Cette photo a été prise le 1er janvier 2020 sur un grand boulevard parisien. On ne précisera ni l’heure, ni le lieu précis, l’idée n’étant pas de dénoncer deux personnes en particulier. Chacun de ces employés porte un gilet jaune avec inscrit la mention « propreté de Paris ». Ils devisent. L’un tire un balai. L’autre tracte une poubelle et un balai. Ils viennent de passer devant une surface jonchée de détritus. Mais ils ont continué leur chemin, sans y jeter un œil. On pense d’abord aux indélicats qui avaient jeté sur le trottoir différents objets en plastique ou en carton (gobelets, assiettes…). On songe ensuite stupéfait à ces employés qui ne ne sont pas arrêtés une seconde. On réfléchit ensuite aux incantations continuelles sur le climat et la protection de la planète bleue et l’on se dit que tout cela est bien mal parti.
La communication climatique a semble-t-il occulté l’essentiel de l’action écologique telle que la définissait René Dumont dans les années soixante-dix. À cette époque, l’ambition était plus large. Et en même temps beaucoup plus simple puisqu’il s’agissait plus prosaïquement, de protéger la nature. Des choses ont été faites, des progrès réalisés, certes. Cependant que dans le même temps la croissance démographique mondiale et ses effets dévastateurs sur l’environnement prenaient une ampleur considérable.
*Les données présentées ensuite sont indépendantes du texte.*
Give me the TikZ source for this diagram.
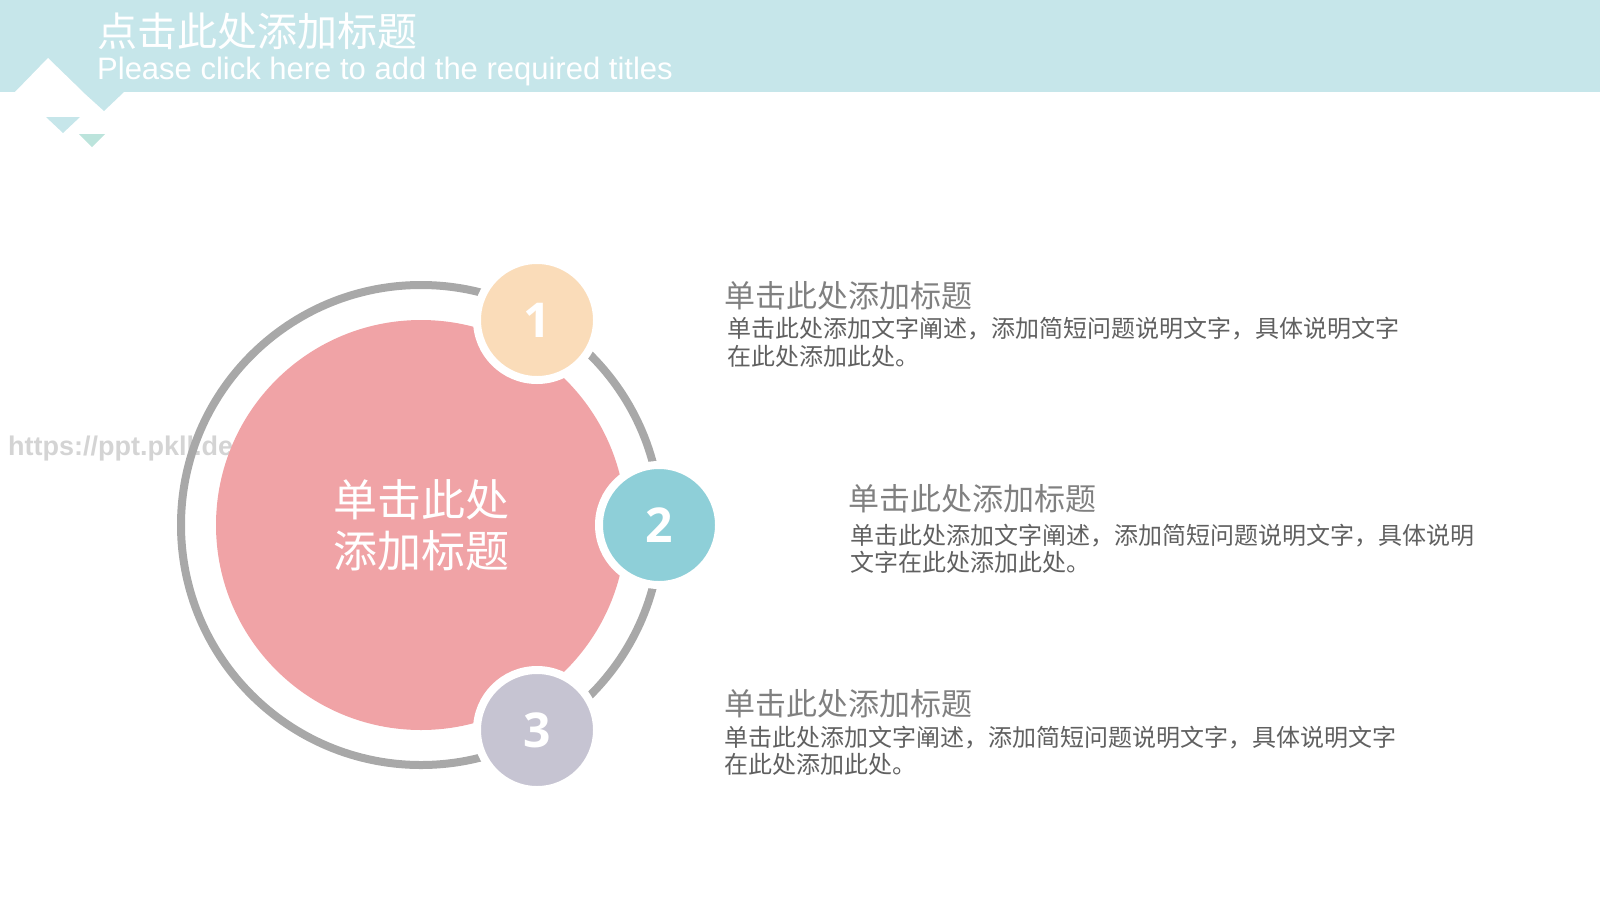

De nos jours « la lutte contre le climat » est au centre de tout, devance tout. Alors que c’est la préservation générale de l’environnement qui devrait être au cœur des discours et incidemment de l’action politique. Moins polluer, mieux respirer, moins de déchets, mieux recycler, tout cela contribuerait au bout du compte à une limitation du réchauffement climatique. Cette finalité d’une température plus naturelle n’est qu’un objectif parmi d’autres et ne caractérise certainement pas le chemin qui y mène. Dans ce domaine, le bourrage de crâne est on ne peut plus contreproductif, égarant la compréhension.
On le sait, deux éléments majeurs de la planète Terre contribuent à réguler naturellement l’atmosphère et donc le climat: les océans et les forêts. Dans le premier cas, rien ne permet hélas d’envisager l’avenir avec optimisme. La mer, les mers, charrient tous les déchets possibles de la production humaine. Nos océans en sont devenus malades et la faune (et la flore) maritime en souffre excessivement. La majeure partie des eaux est malheureusement non territoriale et de fait, tout semble permis. Là encore, derrière les discours, rien n’est pratiquement fait. Plastique, pétrole, ordures variées, déchets nucléaires, la mer « libre » célébrée par Baudelaire n’est plus, au mieux qu’un souvenir, au pire un égout.
Au chapitre forestier en revanche, il y a du bon et du moins bon. Le moins bon c’est évidemment le Brésil ou ces endroits d’Asie où l’on pratique la culture intensive de palmiers à huile au mépris de la flore et de la faune, mais il semble qu’en Europe, la forêt regagne du terrain. Selon un article du Point daté du 16 septembre 2019, l’Union européenne a ainsi récupéré en quinze ans 90 000 kilomètres carrés, « soit la taille du Portugal ». Ce dont on peut se féliciter. Toujours à l’été 2019, l’Éthiopie (pourtant l’un des pays les pus pauvres au monde) a annoncé sa volonté de planter quatre milliards d’arbres. Et elle est passée immédiatement à l’action ayant fiché dès le début du mois d’août 350 millions d’arbres en terre. On attend le niveau des quatre milliards mais il est notable que derrière les mots il y a eu la mise en branle immédiate d’un projet.
D’autres reboisent. La nation islandaise cherche en effet à restituer la forêt décimée il y a fort longtemps par les vikings, notamment pour construire des navires. Moins de 1% du territoire islandais est aujourd’hui boisé. Une dépêche AFP du mois de juillet racontait que le gouvernement islandais a fait du reboisement l’une des priorités de son nouveau plan d’action pour le climat. Objectif: réduire de 40% d’ici 2030 ses émissions nettes de gaz à effet de serre pour atteindre les engagements pris à la COP21. Le processus est très lent sur ces terres à croissance lente mais il va dans le bon sens paradoxalement aidé par le réchauffement. Et surtout il commence par le début.
Comme celui, pour reprendre le début de cette chronique, qui consisterait à ne pas confondre les rues de Paris avec un dépotoir. Et de faire en sorte quand ce n’est pas le cas, que les ordures jonchant le sol soient ramassées. Cela rendrait les grands discours à répétition plus crédibles. Et pas seulement dans la capitale française qui a effectivement connu des jours meilleurs.